L'objectif de cet article n'est pas de tirer une sonnette d'alarme, tout nouveau secteur qui recrute connaît au fil des années un "durcissement" de ses salaires, puisque le nombre de candidats à la recherche d'un emploi dans le web croît plus vite que le nombre de postes ouverts. L'objectif n'est pas non plus de déprimer le lectorat du JDN, avec un énième article axé sur la crise économique et ses conséquences sur le pouvoir d'achat des salariés du web. Les métiers du web sont d'ailleurs plutôt bons au global, au regard des rémunérations pratiqués dans d'autres branches.

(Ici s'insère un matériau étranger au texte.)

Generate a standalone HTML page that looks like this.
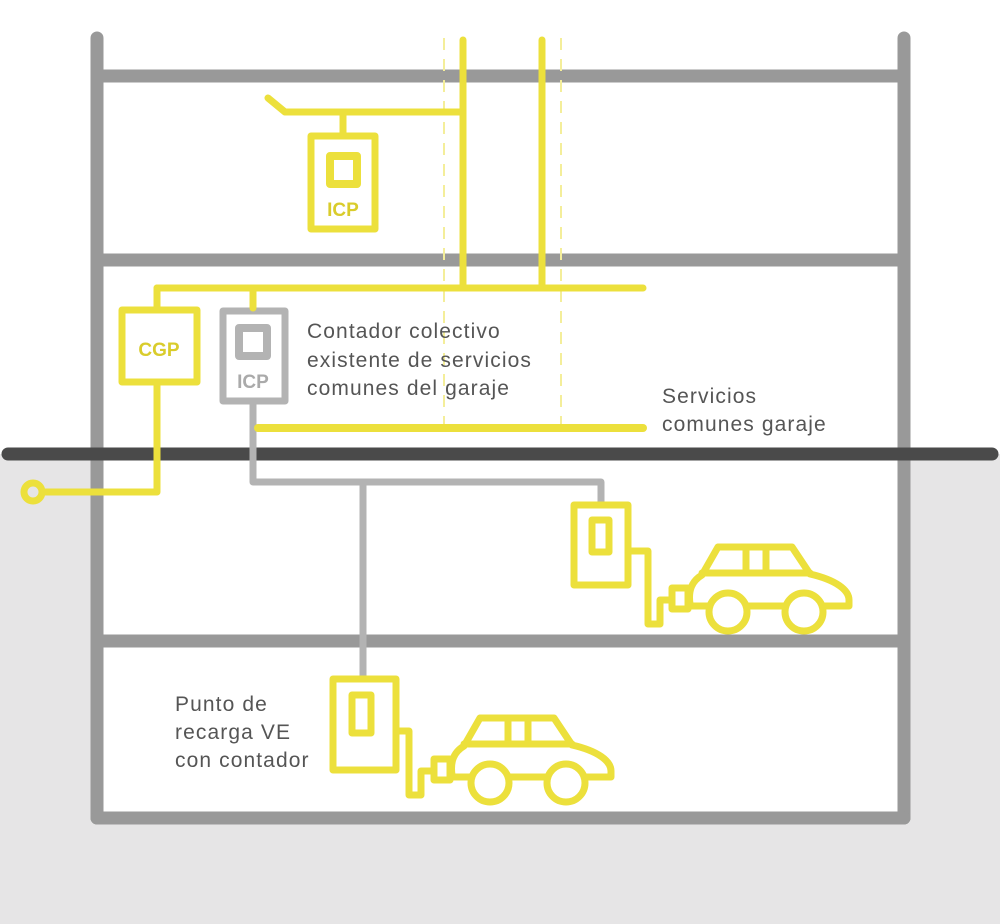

L'objectif est avant tout de contre balancer sur cette idée que c'est la ruée vers l'or dans l'emploi web & e-commerce : c'est surtout l'occasion de vous dire, ami(e)s candidat(e)s, de ne pas surestimer les salaires proposés dans le secteur pour éviter bon nombre d'illusions que j'ai pu observer auprès de candidats (seniors et juniors), bercés par les discours enchanteurs des médias ou parfois même de leurs écoles.
Bien sûr, les salaires diffèrent selon la configuration de l'entreprise : par exemple il y a des deltas de rémunération entre les e-marchands pure player, et les pôles e-commerce de grandes sociétés du retail (et pas forcément en faveur de celui que l'on pense). Ou encore, des startups bien financées prêtes à embaucher les meilleurs éléments, et donc à proposer des rémunérations plus élevées voire même des stock options en comparaison avec la petite startup sur fonds propre qui ne peut pas s'aligner.
Cependant, des candidats qui ont pris une "claque" face à cette réalité économique, j'en ai beaucoup connu sur 2013, et si vous souhaitez changer de poste ou démarrer votre carrière dans le web / e-commerce en 2014, tenez compte du fait que les salaires pratiqués ne sont plus aussi bankable qu'ils ne l'étaient il y a quelques années. Mais surtout, si le salaire est le seul critère qui vous pousse à changer de poste, vérifiez si ailleurs l'herbe est plus verte avant de prendre votre décision.